We chose Liberia because we are impressed by Liberia’s resilience and progress as a war torn country that is healing from so much. Liberia works hard to allow adoptions when necessary and to reunite families whenever possible. We are grateful Liberia is allowing us to adopt our daughters, and hopeful as we watch Liberia grow as a country.

We started this journey in April of 2022.

In May of 2023, with the help of our friends and family, church, community, and organizations like Noonday Collection, Phill the Box, Funds2Orgs, and Adopt Together, we reached our fundraising goals to make our adoption possible. At that time, we anticipated our Liberian daughters would be joining our family in 3-6 months time.

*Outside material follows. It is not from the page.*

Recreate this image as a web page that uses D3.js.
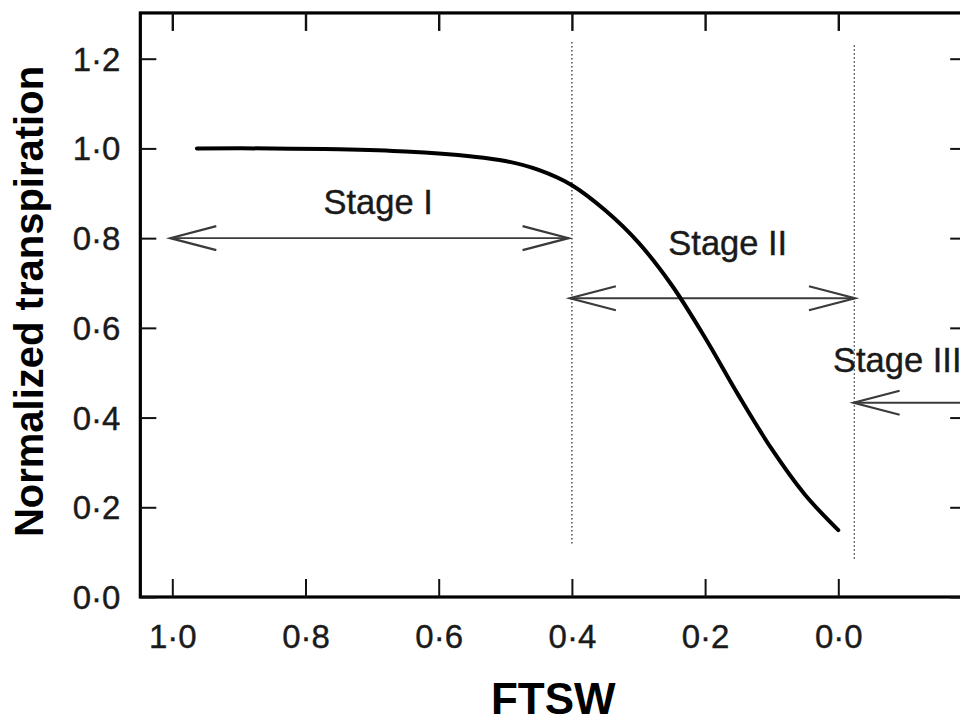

We did not get any solid updates for months, until November of 2023, when adoptions for multiple agencies, including our agency, were suspended in Liberia, which prompted our visit to bond with our kids and explore all avenues in person in February of 2024. We returned home in July of 2024 after exhausting all resources to unite our family permanently.

There are multiple political conflicts that brought adoptions to a halt in November of 2023. Although these political conflicts put Liberian children at risk, the layers of the conflicts are multifaceted and complicated beyond the adoption process itself.

As we continue to wait, we are committed to intentional international parenting. We will continue to visit as much as we can and continue to pursue every avenue to unite our family on one continent. We appreciate any encouragement as we continue to walk this road.

Adoption Status

Matched

Adoption Agency

Small World Adoption Agency

Updates

  • Update 23

    Day 216. Adopt from Liberia. Happy Halloween!

    November 1, 2022

    Halloween is such a kid holiday at our house. I love it. We have collections of costumes and we have costume movie night (dress up in our favorite Halloween costumes from years past and watch a movie). Last year, we had 5 kids on Halloween. The fosters were here and we had a blast. We miss them. We hope they are doing well. We pray for an update. We wish the child welfare system was better.

    Last year at this time, River and Sadie were still with their birth family. We have paperwork that tells their story and has a timeline of events that sums up their short lives so far.

    They entered the children’s home owned by Small World Adoption Agency on 11/1/2021.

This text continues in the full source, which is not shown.